Coronavirus – tripartite agreement on employers’ possibility of requiring employees to show a valid Corona passport
The Government and the social partners have made a tripartite agreement to reintroduce the statutory basis for employers to require that employees be tested for COVID-19.
From November 2020 to 1 November 2021, a special law was in effect that gave employers the right, subject to certain substantive and formal conditions, to require employees to disclose if they tested positive for COVID-19, as well as to require employees to be tested for COVID-19. Today, 12 November 2021, the Government and the social partners have reached a tripartite agreement to reintroduce this statutory basis.
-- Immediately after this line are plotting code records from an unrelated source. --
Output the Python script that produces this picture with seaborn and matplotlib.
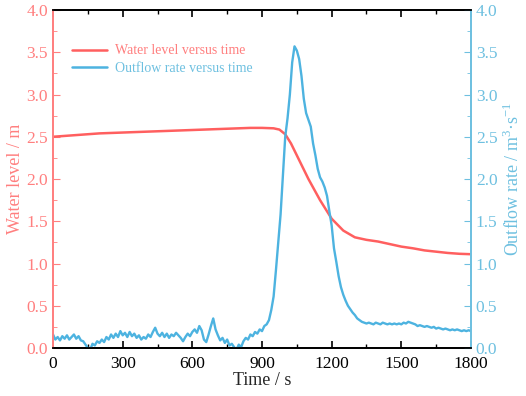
import numpy as np
import pandas as pd
import matplotlib
matplotlib.use('Agg')
import matplotlib.pyplot as plt
import seaborn as sns
from matplotlib.ticker import MultipleLocator
from matplotlib.lines import Line2D

# water level (m) vs time (s)
level_time = [0, 50, 100, 150, 200, 250, 300, 350, 400, 450, 500, 550, 600, 650, 700,
              750, 800, 850, 900, 950, 975, 1000, 1025, 1050, 1100, 1150, 1200, 1250,
              1300, 1350, 1400, 1450, 1500, 1550, 1600, 1650, 1700, 1750, 1800]
water_level = [2.50, 2.51, 2.52, 2.53, 2.54, 2.545, 2.55, 2.555, 2.56, 2.565, 2.57, 2.575,
               2.58, 2.585, 2.59, 2.595, 2.60, 2.605, 2.605, 2.60, 2.585, 2.53, 2.42, 2.28,
               2.00, 1.75, 1.53, 1.39, 1.31, 1.28, 1.26, 1.23, 1.20, 1.18, 1.155, 1.14,
               1.125, 1.115, 1.11]

# outflow rate (m3/s), every 10 s from 0 to 1800
flow_time = list(range(0, 1810, 10))
outflow = [0.16, 0.10, 0.13, 0.09, 0.14, 0.11, 0.15, 0.10, 0.13, 0.16,
           0.11, 0.14, 0.09, 0.08, 0.04, 0.00, -0.02, 0.05, 0.03, 0.08,
           0.06, 0.10, 0.07, 0.13, 0.10, 0.16, 0.12, 0.17, 0.13, 0.20,
           0.15, 0.18, 0.13, 0.19, 0.14, 0.17, 0.12, 0.15, 0.10, 0.13,
           0.11, 0.16, 0.13, 0.19, 0.24, 0.17, 0.14, 0.18, 0.13, 0.17,
           0.12, 0.16, 0.14, 0.18, 0.15, 0.12, 0.08, 0.13, 0.17, 0.14,
           0.19, 0.22, 0.18, 0.26, 0.21, 0.10, 0.07, 0.16, 0.26, 0.35,
           0.22, 0.15, 0.09, 0.12, 0.06, 0.10, 0.03, 0.05, 0.01, -0.02,
           0.04, 0.01, 0.08, 0.12, 0.10, 0.16, 0.14, 0.19, 0.17, 0.22,
           0.20, 0.26, 0.28, 0.33, 0.45, 0.61, 0.92, 1.25, 1.58, 2.05,
           2.50, 2.72, 3.00, 3.38, 3.57, 3.52, 3.42, 3.22, 2.95, 2.78,
           2.70, 2.62, 2.42, 2.28, 2.12, 2.02, 1.97, 1.90, 1.80, 1.62,
           1.45, 1.18, 1.02, 0.85, 0.72, 0.63, 0.56, 0.50, 0.46, 0.42,
           0.39, 0.35, 0.33, 0.31, 0.30, 0.29, 0.30, 0.29, 0.28, 0.30,
           0.29, 0.28, 0.30, 0.29, 0.28, 0.29, 0.28, 0.29, 0.28, 0.29,
           0.28, 0.30, 0.29, 0.31, 0.30, 0.29, 0.28, 0.26, 0.27, 0.26,
           0.25, 0.26, 0.25, 0.24, 0.25, 0.23, 0.24, 0.23, 0.22, 0.23,
           0.22, 0.21, 0.22, 0.21, 0.22, 0.21, 0.20, 0.21, 0.20, 0.21,
           0.20]

red_line = '#ff5f5f'
red_text = '#ff7f7f'
blue_line = '#4db3e0'
blue_text = '#6ec0e0'

sns.set_style('ticks')
plt.rcParams['font.family'] = ['Liberation Serif', 'DejaVu Serif']
plt.rcParams['mathtext.fontset'] = 'custom'
plt.rcParams['mathtext.rm'] = 'Liberation Serif'

fig, ax1 = plt.subplots(figsize=(5.26, 3.96), dpi=100)
fig.subplots_adjust(left=0.1008, right=0.8954, bottom=0.1212, top=0.9747)
ax2 = ax1.twinx()

sns.lineplot(x=level_time, y=water_level, ax=ax1, color=red_line, lw=1.8)
sns.lineplot(x=flow_time, y=outflow, ax=ax2, color=blue_line, lw=1.7)

ax1.set_xlim(0, 1800)
ax1.set_ylim(0, 4)
ax2.set_ylim(0, 4)
ax1.xaxis.set_major_locator(MultipleLocator(300))
ax1.xaxis.set_minor_locator(MultipleLocator(150))
for a in (ax1, ax2):
    a.yaxis.set_major_locator(MultipleLocator(0.5))
    a.yaxis.set_minor_locator(MultipleLocator(0.25))
ax1.yaxis.set_major_formatter(plt.FormatStrFormatter('%.1f'))
ax2.yaxis.set_major_formatter(plt.FormatStrFormatter('%.1f'))

ax1.tick_params(axis='x', which='both', direction='in', top=True, colors='black',
                labelsize=12.5, pad=6)
ax1.tick_params(axis='x', which='major', length=5, width=1.2)
ax1.tick_params(axis='x', which='minor', length=3, width=1)
ax1.tick_params(axis='y', which='both', direction='in', colors=red_text, labelsize=12.5,
                labelcolor=red_text)
ax1.tick_params(axis='y', which='major', length=5)
ax1.tick_params(axis='y', which='minor', length=3)
ax2.tick_params(axis='y', which='both', direction='in', colors=blue_text, labelsize=12.5,
                labelcolor=blue_text)
ax2.tick_params(axis='y', which='major', length=5)
ax2.tick_params(axis='y', which='minor', length=3)

for a in (ax1, ax2):
    a.spines['left'].set_color(red_text)
    a.spines['right'].set_color(blue_text)
    a.spines['top'].set_color('black')
    a.spines['bottom'].set_color('black')
    for s in a.spines.values():
        s.set_linewidth(1.3)

ax1.set_xlabel('Time / s', fontsize=13, labelpad=0)
ax1.set_ylabel('Water level / m', fontsize=13, color=red_text, labelpad=2)
ax2.set_ylabel(r'Outflow rate / m$^{3}$·s$^{-1}$', fontsize=13, color=blue_text, labelpad=4)

handles = [Line2D([], [], color=red_line, lw=1.8), Line2D([], [], color=blue_line, lw=1.8)]
leg = ax2.legend(handles, ['Water level versus time', 'Outflow rate versus time'],
                 loc='upper left', bbox_to_anchor=(0.015, 0.935), frameon=False,
                 fontsize=10, handlelength=2.5, handletextpad=0.6, labelspacing=0.35)
for txt, c in zip(leg.get_texts(), [red_text, blue_text]):
    txt.set_color(c)

plt.savefig('out.png', dpi=100)
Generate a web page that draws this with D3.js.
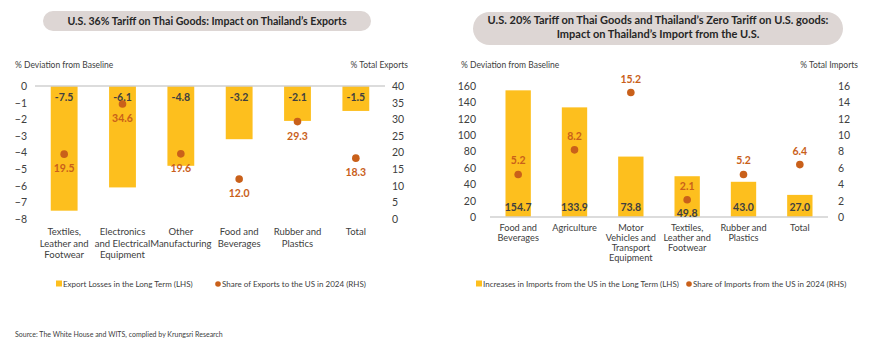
<!DOCTYPE html>
<html>
<head>
<meta charset="utf-8">
<script src="https://cdn.jsdelivr.net/npm/d3@7"></script>
<style>
  body { margin: 0; background: #fff; }
  svg { font-family: Lato, "Noto Sans", sans-serif; }
</style>
</head>
<body>
<div id="wrapper"></div>
<script>
// ---- data: exports panel
const exportCategories = ["Textiles, Leather and Footwear", "Electronics and Electrical Equipment", "Other Manufacturing", "Food and Beverages", "Rubber and Plastics", "Total"]
const exportLosses = [-7.5, -6.1, -4.8, -3.2, -2.1, -1.5]
const exportShare = [19.5, 34.6, 19.6, 12.0, 29.3, 18.3]
const exportLeftTicks = [0, -1, -2, -3, -4, -5, -6, -7, -8]
const exportRightTicks = [0, 5, 10, 15, 20, 25, 30, 35, 40]

// ---- data: imports panel
const importCategories = ["Food and Beverages", "Agriculture", "Motor Vehicles and Transport Equipment", "Textiles, Leather and Footwear", "Rubber and Plastics", "Total"]
const importIncreases = [154.7, 133.9, 73.8, 49.8, 43.0, 27.0]
const importShare = [5.2, 8.2, 15.2, 2.1, 5.2, 6.4]
const importLeftTicks = [0, 20, 40, 60, 80, 100, 120, 140, 160]
const importRightTicks = [0, 2, 4, 6, 8, 10, 12, 14, 16]

// category label line breaks (as in the original)
const exportLabelLines = [["Textiles,", "Leather and", "Footwear"], ["Electronics", "and Electrical", "Equipment"], ["Other", "Manufacturing"], ["Food and", "Beverages"], ["Rubber and", "Plastics"], ["Total"]]
const importLabelLines = [["Food and", "Beverages"], ["Agriculture"], ["Motor", "Vehicles and", "Transport", "Equipment"], ["Textiles,", "Leather and", "Footwear"], ["Rubber and", "Plastics"], ["Total"]]

const barColor = "#FDBF1E"
const dotColor = "#C9601A"
const textColor = "#404040"

const svg = d3.select("#wrapper")
  .append("svg")
    .attr("width", 870)
    .attr("height", 354)

function drawPanel(cfg) {
  const g = svg.append("g")
  const d = cfg.dims

  // title pill
  g.append("rect")
    .attr("x", cfg.title.x).attr("y", cfg.title.y)
    .attr("width", cfg.title.w).attr("height", cfg.title.h)
    .attr("rx", cfg.title.h / 2)
    .attr("fill", "#DDD6D4")
  cfg.title.lines.forEach((t, i) => {
    g.append("text")
      .attr("x", cfg.title.x + cfg.title.w / 2)
      .attr("y", cfg.title.textY + i * 14)
      .attr("text-anchor", "middle")
      .attr("font-size", cfg.title.size)
      .attr("font-weight", "bold")
      .attr("fill", "#262626")
      .text(t)
  })

  const xScale = d3.scaleBand()
    .domain(cfg.categories)
    .range([d.left, d.right])
    .paddingInner(cfg.padding)
    .paddingOuter(cfg.padding / 2)

  const yScale = d3.scaleLinear()
    .domain(cfg.leftDomain)
    .range([d.bottom, d.top])

  const y2Scale = d3.scaleLinear()
    .domain(cfg.rightDomain)
    .range([d.bottom, d.top])

  // axis titles
  g.append("text")
    .attr("x", cfg.leftTitleX).attr("y", 68)
    .attr("font-size", 8.5).attr("fill", textColor)
    .text("% Deviation from Baseline")
  g.append("text")
    .attr("x", cfg.rightTitleX).attr("y", 68)
    .attr("text-anchor", "end")
    .attr("font-size", 8.5).attr("fill", textColor)
    .text(cfg.rightTitle)

  // left axis
  const yAxis = g.append("g")
    .attr("transform", `translate(${d.leftLabelX},0)`)
    .call(d3.axisLeft(yScale).tickValues(cfg.leftTicks).tickSize(0).tickPadding(0))
  yAxis.select(".domain").remove()
  yAxis.selectAll("text")
    .attr("font-size", 10.5).attr("fill", textColor)
    .attr("font-family", "Lato, sans-serif")

  // right axis
  const y2Axis = g.append("g")
    .attr("transform", `translate(${d.rightLabelX},0)`)
    .call(d3.axisRight(y2Scale).tickValues(cfg.rightTicks).tickSize(0).tickPadding(0))
  y2Axis.select(".domain").remove()
  y2Axis.selectAll("text")
    .attr("font-size", 10.5).attr("fill", textColor)
    .attr("font-family", "Lato, sans-serif")

  // bars
  const rows = cfg.categories.map((c, i) => ({ cat: c, bar: cfg.bars[i], dot: cfg.dots[i], lines: cfg.labelLines[i] }))

  g.selectAll(".bar")
    .data(rows)
    .enter().append("rect")
      .attr("x", r => xScale(r.cat))
      .attr("width", xScale.bandwidth())
      .attr("y", r => Math.min(yScale(r.bar), yScale(0)))
      .attr("height", r => Math.abs(yScale(r.bar) - yScale(0)))
      .attr("fill", barColor)

  // zero line
  g.append("line")
    .attr("x1", d.left).attr("x2", d.right)
    .attr("y1", yScale(0)).attr("y2", yScale(0))
    .attr("stroke", "#D0D0D0").attr("stroke-width", 1.5)

  // bar value labels
  g.selectAll(".barLabel")
    .data(rows)
    .enter().append("text")
      .attr("x", r => xScale(r.cat) + xScale.bandwidth() / 2)
      .attr("y", (r, i) => cfg.barLabelY(r, i, yScale))
      .attr("text-anchor", "middle")
      .attr("font-size", 10.5).attr("font-weight", "bold")
      .attr("fill", textColor)
      .text(r => r.bar.toFixed(1))

  // dots
  g.selectAll(".dot")
    .data(rows)
    .enter().append("circle")
      .attr("cx", r => xScale(r.cat) + xScale.bandwidth() / 2)
      .attr("cy", r => y2Scale(r.dot))
      .attr("r", 3.8)
      .attr("fill", dotColor)

  g.selectAll(".dotLabel")
    .data(rows)
    .enter().append("text")
      .attr("x", r => xScale(r.cat) + xScale.bandwidth() / 2)
      .attr("y", r => y2Scale(r.dot) + cfg.dotLabelDy)
      .attr("text-anchor", "middle")
      .attr("font-size", 10.5).attr("font-weight", "bold")
      .attr("fill", dotColor)
      .text(r => r.dot.toFixed(1))

  // category labels
  rows.forEach(r => {
    r.lines.forEach((line, j) => {
      g.append("text")
        .attr("x", xScale(r.cat) + xScale.bandwidth() / 2)
        .attr("y", cfg.catLabelY + j * cfg.catLineH)
        .attr("text-anchor", "middle")
        .attr("font-size", cfg.catFont).attr("fill", textColor)
        .text(line)
    })
  })

  // legend
  const lg = g.append("g").attr("transform", `translate(0,${cfg.legendY})`)
  lg.append("rect")
    .attr("x", cfg.legend.sq).attr("y", -3.5)
    .attr("width", 6).attr("height", 6)
    .attr("fill", barColor)
  lg.append("text")
    .attr("x", cfg.legend.sq + 7).attr("y", 0)
    .attr("dy", "0.35em")
    .attr("font-size", 8).attr("fill", textColor)
    .text(cfg.legend.barText)
  lg.append("circle")
    .attr("cx", cfg.legend.dot).attr("cy", 0)
    .attr("r", 2.8).attr("fill", dotColor)
  lg.append("text")
    .attr("x", cfg.legend.dot + 4).attr("y", 0)
    .attr("dy", "0.35em")
    .attr("font-size", 8).attr("fill", textColor)
    .text(cfg.legend.dotText)
}

drawPanel({
  title: { x: 43, y: 11, w: 328, h: 20, textY: 25, size: 10.6, lines: ["U.S. 36% Tariff on Thai Goods: Impact on Thailand\u2019s Exports"] },
  dims: { left: 35, right: 385, top: 86, bottom: 219, leftLabelX: 27, rightLabelX: 392 },
  categories: exportCategories,
  bars: exportLosses,
  dots: exportShare,
  labelLines: exportLabelLines,
  leftDomain: [-8, 0],
  rightDomain: [0, 40],
  leftTicks: exportLeftTicks,
  rightTicks: exportRightTicks,
  leftTitleX: 15,
  rightTitleX: 408,
  rightTitle: "% Total Exports",
  padding: 0.54,
  barLabelY: (r, i, y) => y(0) + 15,
  dotLabelDy: 18,
  catLabelY: 235,
  catLineH: 11.7,
  catFont: 9.5,
  legendY: 284,
  legend: { sq: 56, dot: 218, barText: "Export Losses in the Long Term (LHS)", dotText: "Share of Exports to the US in 2024 (RHS)" }
})

drawPanel({
  title: { x: 473, y: 12, w: 370, h: 33, textY: 24, size: 11, lines: ["U.S. 20% Tariff on Thai Goods and Thailand\u2019s Zero Tariff on U.S. goods:", "Impact on Thailand\u2019s Import from the U.S."] },
  dims: { left: 490, right: 828, top: 86, bottom: 217, leftLabelX: 476, rightLabelX: 838 },
  categories: importCategories,
  bars: importIncreases,
  dots: importShare,
  labelLines: importLabelLines,
  leftDomain: [0, 160],
  rightDomain: [0, 16],
  leftTicks: importLeftTicks,
  rightTicks: importRightTicks,
  leftTitleX: 461,
  rightTitleX: 858,
  rightTitle: "% Total Imports",
  padding: 0.55,
  // 49.8 sits lower than the rest in the original
  barLabelY: (r, i, y) => y(0) - 6 + (i === 3 ? 6 : 0),
  dotLabelDy: -10,
  catLabelY: 231,
  catLineH: 10,
  catFont: 9.2,
  legendY: 284,
  legend: { sq: 476, dot: 689, barText: "Increases in Imports from the US in the Long Term (LHS)", dotText: "Share of Imports from the US in 2024 (RHS)" }
})

// source note
svg.append("text")
  .attr("x", 15).attr("y", 337)
  .attr("font-size", 7).attr("fill", textColor)
  .text("Source: The White House and WITS, complied by Krungsri Research")
</script>
</body>
</html>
In addition to the options and conditions of the previous special law, the tripartite agreement states that employers will have the option to, alternatively, require employees to present a valid Corona passport.
Further, the tripartite agreement states that as long as COVID-19 is classified as an illness posing a critical threat to society (until 10 December 2021, for now), it will be reasonable for employers to require employees to present a valid Corona passport. It is not clear whether the same automatically applies to the possibility of requiring employees to be tested and disclose if they test positive, or whether such a requirement would still have to be justified by health and safety or essential operational considerations.
Also as a new element, the tripartite agreement states that employers should be able to require employees to use self-tests at the workplace to the extent that the self-tests are CE approved and used in accordance with the instructions for the tests. It is not yet clear how this will affect employees’ right to require to be tested outside the workplace, unless the purpose of the testing would otherwise be defeated.
As this is a reintroduction of the previous special law, mandatory testing will have to be carried out during working hours to the extent possible and, if this is not possible, employers will have to compensate employees for the time and expenses of being tested.
The Government will ask Parliament to fast-track the bill reintroducing the special law. Norrbom Vinding will follow up when the Government has presented the bill.
The content of the above is not, and should not be a substitute for legal advice.